• Your objective: Find every line with the word "document". Copy those lines.

[Entries taken from a collection]
|---|
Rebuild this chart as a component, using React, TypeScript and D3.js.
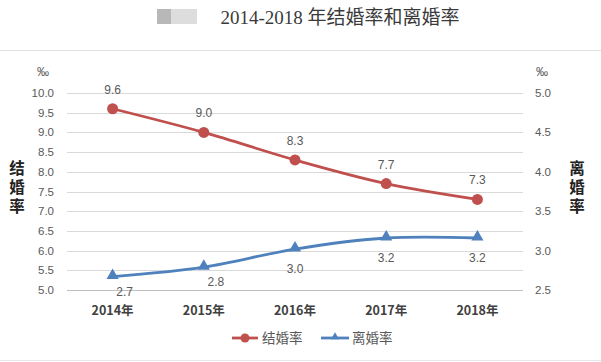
import React, { useEffect } from "react";
import * as d3 from "d3";

const years = ["2014年", "2015年", "2016年", "2017年", "2018年"];
const marriageRate = [9.6, 9.0, 8.3, 7.7, 7.3];
const divorceRate = [2.67, 2.79, 3.02, 3.16, 3.16];
const leftTicks = [5.0, 5.5, 6.0, 6.5, 7.0, 7.5, 8.0, 8.5, 9.0, 9.5, 10.0];
const rightTicks = [2.5, 3.0, 3.5, 4.0, 4.5, 5.0];

const RED = "#C0504D";
const BLUE = "#4F81BD";
const GRAY = "#595959";
const NUM_FONT = "'Liberation Sans', Arial, sans-serif";
const CJK_FONT = "'Noto Sans CJK SC', sans-serif";

const VerticalTitle: React.FC<{ x: number; y: number; label: string }> = ({ x, y, label }) => (
  <text x={x} y={y} fontSize={15.5} fontWeight="bold" fill="#222" fontFamily={CJK_FONT}
    style={{ writingMode: "vertical-rl", letterSpacing: "3.5px" }}>
    {label}
  </text>
);

const App: React.FC = () => {
  useEffect(() => {
    document.body.style.margin = "0";
  }, []);

  const width = 601;
  const height = 362;
  const plotLeft = 67;
  const plotRight = 523;
  const plotTop = 93;
  const plotBottom = 290;

  const x = d3.scaleBand().domain(years).range([plotLeft, plotRight]);
  const cx = (d: string) => x(d)! + x.bandwidth() / 2;
  const yL = d3.scaleLinear().domain([5, 10]).range([plotBottom, plotTop]);
  const yR = d3.scaleLinear().domain([2.5, 5]).range([plotBottom, plotTop]);

  const line = d3.line<[number, number]>().curve(d3.curveCatmullRom.alpha(0.5));
  const marriagePath = line(marriageRate.map((v, i) => [cx(years[i]), yL(v)]))!;
  const divorcePath = line(divorceRate.map((v, i) => [cx(years[i]), yR(v)]))!;
  const tri = d3.symbol().type(d3.symbolTriangle).size(64)()!;

  return (
    <svg width={width} height={height} style={{ display: "block", background: "#fff" }}>
      {/* header */}
      <rect x={157} y={9} width={40} height={15} fill="#d4d4d4" opacity={0.8} />
      <rect x={157} y={9} width={14} height={15} fill="#a8a8a8" opacity={0.7} />
      <text x={340} y={24} textAnchor="middle" fontSize={19} fill="#3a3a3a"
        fontFamily="'Liberation Serif', 'Noto Sans CJK SC', serif">
        2014-2018 年结婚率和离婚率
      </text>
      <line x1={0} x2={width} y1={50.5} y2={50.5} stroke="#e0e0e0" />
      <line x1={0} x2={width} y1={360.5} y2={360.5} stroke="#e6e6e6" />

      {/* grid */}
      {leftTicks.map((t) => (
        <line key={t} x1={plotLeft} x2={plotRight} y1={Math.round(yL(t)) + 0.5} y2={Math.round(yL(t)) + 0.5}
          stroke={t === 5 ? "#bfbfbf" : "#d9d9d9"} />
      ))}

      {/* left axis */}
      {leftTicks.map((t) => (
        <text key={t} x={54} y={yL(t) + 4} textAnchor="end" fontSize={11.5} fill={GRAY} fontFamily={NUM_FONT}>
          {t.toFixed(1)}
        </text>
      ))}
      <text x={43} y={76} textAnchor="middle" fontSize={12} fill={GRAY} fontFamily={NUM_FONT}>‰</text>
      <VerticalTitle x={17} y={160} label="结婚率" />

      {/* right axis */}
      {rightTicks.map((t) => (
        <text key={t} x={535} y={yR(t) + 4} textAnchor="start" fontSize={11.5} fill={GRAY} fontFamily={NUM_FONT}>
          {t.toFixed(1)}
        </text>
      ))}
      <text x={542} y={76} textAnchor="middle" fontSize={12} fill={GRAY} fontFamily={NUM_FONT}>‰</text>
      <VerticalTitle x={577} y={160} label="离婚率" />

      {/* x axis labels */}
      {years.map((yr) => (
        <text key={yr} x={cx(yr)} y={315} textAnchor="middle" fontSize={12.5} fontWeight="bold" fill="#404040" fontFamily={CJK_FONT}>
          {yr}
        </text>
      ))}

      {/* series */}
      <path d={marriagePath} fill="none" stroke={RED} strokeWidth={2.8} />
      <path d={divorcePath} fill="none" stroke={BLUE} strokeWidth={2.8} />
      {marriageRate.map((v, i) => (
        <g key={i}>
          <circle cx={cx(years[i])} cy={yL(v)} r={5.5} fill={RED} />
          <text x={cx(years[i])} y={yL(v) - 15} textAnchor="middle" fontSize={12} fill={GRAY} fontFamily={NUM_FONT}>
            {v.toFixed(1)}
          </text>
        </g>
      ))}
      {divorceRate.map((v, i) => (
        <g key={i}>
          <path d={tri} transform={`translate(${cx(years[i])},${yR(v) - 1})`} fill={BLUE} />
          <text x={cx(years[i]) + (i < 2 ? 12 : 0)} y={yR(v) + (i < 2 ? 19 : 24)} textAnchor="middle"
            fontSize={12} fill={GRAY} fontFamily={NUM_FONT}>
            {v.toFixed(1)}
          </text>
        </g>
      ))}

      {/* legend */}
      <line x1={232} x2={258} y1={338} y2={338} stroke={RED} strokeWidth={2.8} />
      <circle cx={245} cy={338} r={4.5} fill={RED} />
      <text x={262} y={343} fontSize={13.5} fill={GRAY} fontFamily={CJK_FONT}>结婚率</text>
      <line x1={321} x2={349} y1={338} y2={338} stroke={BLUE} strokeWidth={2.8} />
      <path d={d3.symbol().type(d3.symbolTriangle).size(28)()!} transform="translate(335,337)" fill={BLUE} />
      <text x={352} y={343} fontSize={13.5} fill={GRAY} fontFamily={CJK_FONT}>离婚率</text>
    </svg>
  );
};

export default App;
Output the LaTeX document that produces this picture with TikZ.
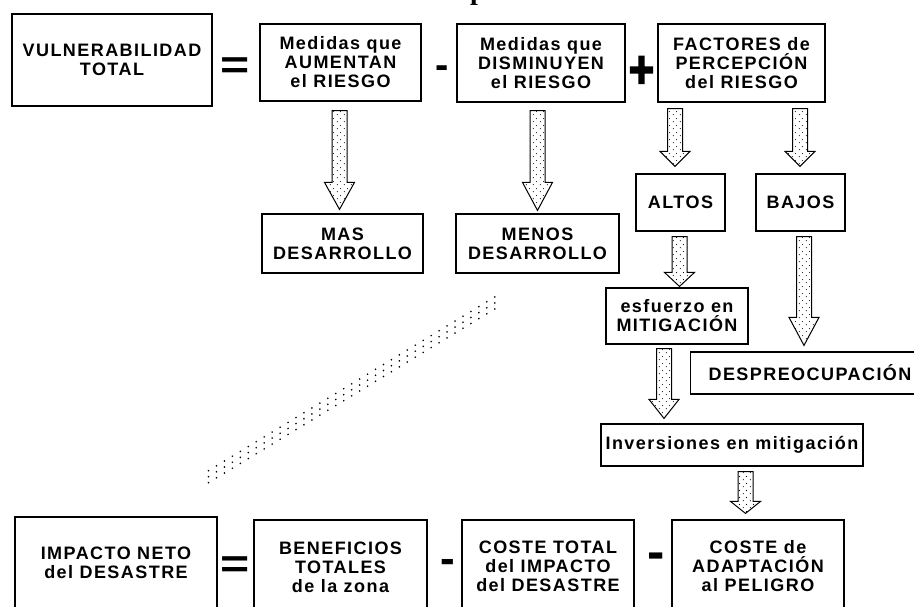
|---|
• Solution to this problem:
    document.body.style.margin = "0";
Output the LaTeX document that produces this picture with TikZ.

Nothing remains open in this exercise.